Berbeda dengan Donovan, Olivier Roy menyimpulkan bahwa justru krisis otoritas dalam pemahaman keagamaan yang melakoni munculnya eksklusivitas dalam keberagamaan. Dengan mendasari argumentasinya pada ketiadaan kependetaan (rahba>niya/clergy) dalam tradisi Sunni hingga kini yang terus eksis yang dapat menengahi persoalan yang muncul. Menurutnya, sejak abad XIX M, hegemoni figur sentral keislaman dalam tradisi Sunni telah memudar. Hal ini berbeda dengan yang tradisi Syiah yang menganut kesatuan ima>mah. Sebenarnya, Ibn Taimiyah telah muncul dengan mengajukan wacana penegakan syariat Islam sebagai solusi dari krisis tersebut. Namun, sejak dihapusnya Kekhalifahan Turki Usmani oleh Majelis Agung Nasional Turki tahun 1924, proses pewacanaan ideologisasi negara Islam mengalami titik balik. Meski Kerajaan Arab Saudi menjadi contoh simbolik dari gagasan penegakan syariat Islam tersebut, namun pewacanaan dan ideologisasi negara Islam lebih berpengaruh pada pemikir Abul A’la al-Maududi dan beberapa tokoh Ikhwanul Muslimin. Khusus bagi gerakan Ikhwanul Muslimin, terdapat tiga prinsip utama yang mendasari program organisasinya: a) Islam merupakan sistem yang lengkap dan menyempurnakan dirinya; b) Islam bersumber dari al-Qur’an dan Hadits; c) Islam dapat diterapkan untuk segala zaman dan semua tempat.

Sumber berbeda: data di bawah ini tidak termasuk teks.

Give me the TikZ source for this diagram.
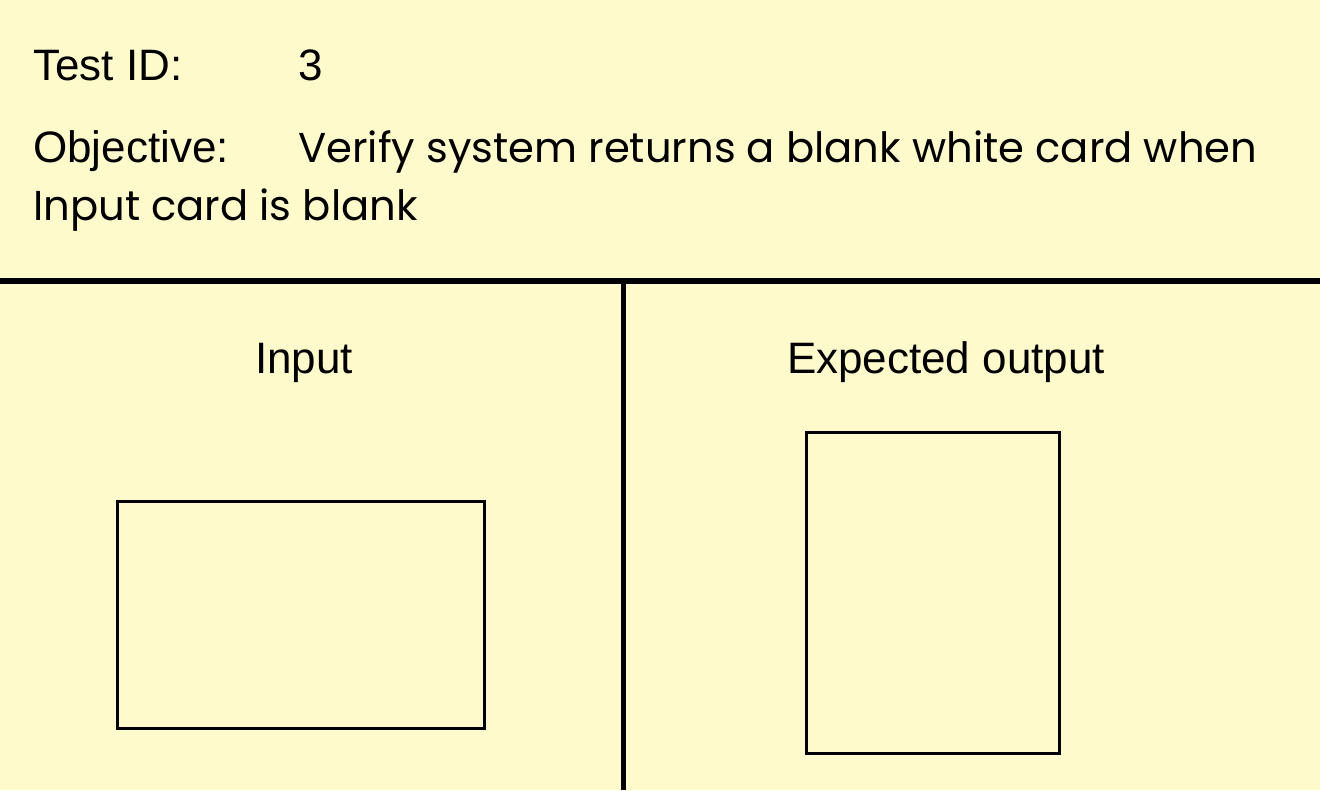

Di era kekinian, pewacanaan ideologisasi negara Islam tidak lagi terbatas pada negara Mesir dan Pakistan, tetapi juga mengalami perkembangan di sejumlah negara yang mayoritas penduduknya beragama Islam, termasuk Indonesia. Animo ideologisasi penegakan syariat Islam tersebut disebabkan oleh tujuh faktor penting: a) justifikasi keagamaan, yaitu bahwa penegakan syariat Islam merupakan dogma keagamaan; b) reformasi tata hukum kolonial yang masih tersisa di negara bekas jajahan yang tidak memberi ruang bagi penegakan syariat Islam; c) Perang Arab-Israel yang mengasumsikan bahwa bangsa Arab mengalami kekalahan karena telah meninggalkan syariat Islam; d) globalisasi yang dianggap berdampak negatif terhadap Islam; e) krisis ekonomi yang melanda sejumlah negera Muslim, sehingga syariat Islam ditampilkan sebagai alternatif mengatasi krisis yang tengah mendera negara-negara Muslim tersebut; f) kegagalan politik negeri-negeri Muslim yang cenderung menggunakan pendekatan kekerasan dan penindasan untuk menopang kekuasaan; g) penggunaan isu penegakan syariat Islam oleh penguasa untuk memperoleh dukungan dan basis politik yang lebih luas.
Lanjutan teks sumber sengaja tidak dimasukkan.